▶ **Dataset content**:
Start

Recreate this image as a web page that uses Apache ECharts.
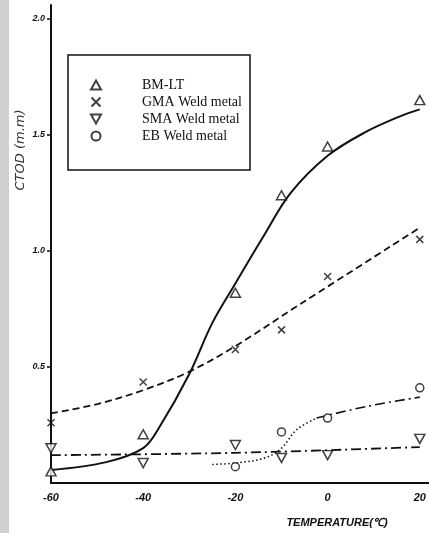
<!DOCTYPE html>
<html>
<head>
<meta charset="utf-8">
<script src="https://cdn.jsdelivr.net/npm/echarts@6/dist/echarts.min.js"></script>
<style>html,body{margin:0;padding:0;background:#fff}#c{width:429px;height:533px}</style>
</head>
<body>
<div id="c"></div>
<script>
// ---- data ----
const legendNames = ['BM-LT', 'GMA Weld metal', 'SMA Weld metal', 'EB Weld metal'];
const xTickValues = [-60, -40, -20, 0, 20];
const yTickValues = [0.5, 1.0, 1.5, 2.0];

const bmPoints  = [[-60, 0.05], [-40, 0.21], [-20, 0.82], [-10, 1.24], [0, 1.45], [20, 1.65]];
const gmaPoints = [[-60, 0.26], [-40, 0.435], [-20, 0.575], [-10, 0.66], [0, 0.89], [20, 1.05]];
const smaPoints = [[-60, 0.15], [-40, 0.086], [-20, 0.164], [-10, 0.108], [0, 0.12], [20, 0.19]];
const ebPoints  = [[-20, 0.07], [-10, 0.22], [0, 0.28], [20, 0.41]];

const bmCurve  = [[-60, 0.056], [-48, 0.09], [-40, 0.15], [-36.5, 0.24], [-30, 0.47],
                  [-25, 0.69], [-20, 0.86], [-14, 1.06], [-8, 1.25], [0, 1.41], [8, 1.51],
                  [15.7, 1.58], [20, 1.61]];
const gmaCurve = [[-60, 0.30], [-50, 0.34], [-40, 0.40], [-30, 0.48], [-20, 0.59], [-6, 0.77], [20, 1.10]];
const smaCurve = [[-60, 0.12], [-20, 0.13], [20, 0.155]];
const ebCurveDotted  = [[-25, 0.08], [-19, 0.088], [-13.3, 0.11], [-10, 0.15], [-6.7, 0.23], [-2.4, 0.28]];
const ebCurveDashDot = [[-2.4, 0.28], [8.5, 0.33], [20, 0.37]];

// ---- chart ----
const ink = '#111';
const chart = echarts.init(document.getElementById('c'), null, {renderer: 'canvas'});
const triUp = 'triangle';
const cross = 'path://M0,0L10,10M10,0L0,10';
const triDown = 'path://M0,0L10,0L5,9Z';

function curve(data, lineType, width) {
  return {
    type: 'line', data: data, showSymbol: false, symbol: 'none', smooth: 0.35,
    lineStyle: {color: ink, width: width, type: lineType}, silent: true, z: 2, legendHoverLink: false
  };
}
function marks(name, data, symbol, size) {
  return {
    type: 'scatter', name: name, data: data, symbol: symbol, symbolSize: size, z: 5,
    itemStyle: {color: symbol === cross ? 'none' : '#fff', borderColor: ink, borderWidth: 1.5}
  };
}

chart.setOption({
  animation: false,
  backgroundColor: '#fff',
  grid: {left: 51, right: 0, top: 5, bottom: 50, containLabel: false},
  xAxis: {
    type: 'value', min: -60, max: 22,
    axisLine: {show: true, onZero: false, lineStyle: {color: ink, width: 2}},
    axisTick: {show: false},
    splitLine: {show: false},
    axisLabel: {
      customValues: xTickValues, margin: 9,
      fontFamily: 'Liberation Sans', fontStyle: 'italic', fontWeight: 'bold', fontSize: 11, color: ink,
      formatter: v => String(v)
    }
  },
  yAxis: {
    type: 'value', min: 0, max: 2.06,
    axisLine: {show: true, onZero: false, lineStyle: {color: ink, width: 2}},
    axisTick: {show: true, customValues: yTickValues, length: 4, lineStyle: {color: ink, width: 1.5}},
    splitLine: {show: false},
    axisLabel: {
      customValues: yTickValues, margin: 6,
      fontFamily: 'Liberation Sans', fontStyle: 'italic', fontWeight: 'bold', fontSize: 9, color: ink,
      formatter: v => v.toFixed(1)
    }
  },
  legend: {
    orient: 'vertical', left: 84, top: 73,
    itemWidth: 10, itemHeight: 9, itemGap: 3,
    textStyle: {fontFamily: 'Liberation Serif', fontSize: 14, color: ink, padding: [0, 0, 0, 36]},
    data: [
      {name: legendNames[0], icon: triUp},
      {name: legendNames[1], icon: cross},
      {name: legendNames[2], icon: triDown},
      {name: legendNames[3], icon: 'circle'}
    ],
    selectedMode: false
  },
  graphic: [
    {type: 'rect', left: 0, top: 0, shape: {width: 9, height: 533}, style: {fill: '#cfcfcf'}, silent: true, z: -1},
    {type: 'rect', shape: {x: 68, y: 55, width: 182, height: 115}, style: {fill: 'none', stroke: ink, lineWidth: 1.5}, silent: true},
    {type: 'text', x: 21, y: 150, rotation: Math.PI / 2,
     style: {text: 'CTOD (m.m)', fill: '#333', font: 'italic 13px "DejaVu Sans"', align: 'center', verticalAlign: 'middle'}},
    {type: 'text', x: 337, y: 523,
     style: {text: 'TEMPERATURE(℃)', fill: ink, font: 'italic bold 11px "Liberation Sans"', align: 'center', verticalAlign: 'middle'}}
  ],
  series: [
    curve(bmCurve, 'solid', 2),
    curve(gmaCurve, [7, 4], 1.8),
    curve(smaCurve, [10, 4, 2, 4], 1.8),
    curve(ebCurveDotted, [1.5, 2.5], 1.5),
    curve(ebCurveDashDot, [10, 4, 2, 4], 1.6),
    marks(legendNames[0], bmPoints, triUp, [10, 9]),
    marks(legendNames[1], gmaPoints, cross, 7),
    marks(legendNames[2], smaPoints, triDown, [10, 9]),
    marks(legendNames[3], ebPoints, 'circle', 8)
  ]
});
</script>
</body>
</html>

End

▶ **Task statement**: Leave out any pictures, please, and quote only the lines from the top of the data through the line that contains "const yTickValues = [0.5, 1.0, 1.5, 2.0];".

▶ **The result**:
Recreate this image as a web page that uses Apache ECharts.
<!DOCTYPE html>
<html>
<head>
<meta charset="utf-8">
<script src="https://cdn.jsdelivr.net/npm/echarts@6/dist/echarts.min.js"></script>
<style>html,body{margin:0;padding:0;background:#fff}#c{width:429px;height:533px}</style>
</head>
<body>
<div id="c"></div>
<script>
// ---- data ----
const legendNames = ['BM-LT', 'GMA Weld metal', 'SMA Weld metal', 'EB Weld metal'];
const xTickValues = [-60, -40, -20, 0, 20];
const yTickValues = [0.5, 1.0, 1.5, 2.0];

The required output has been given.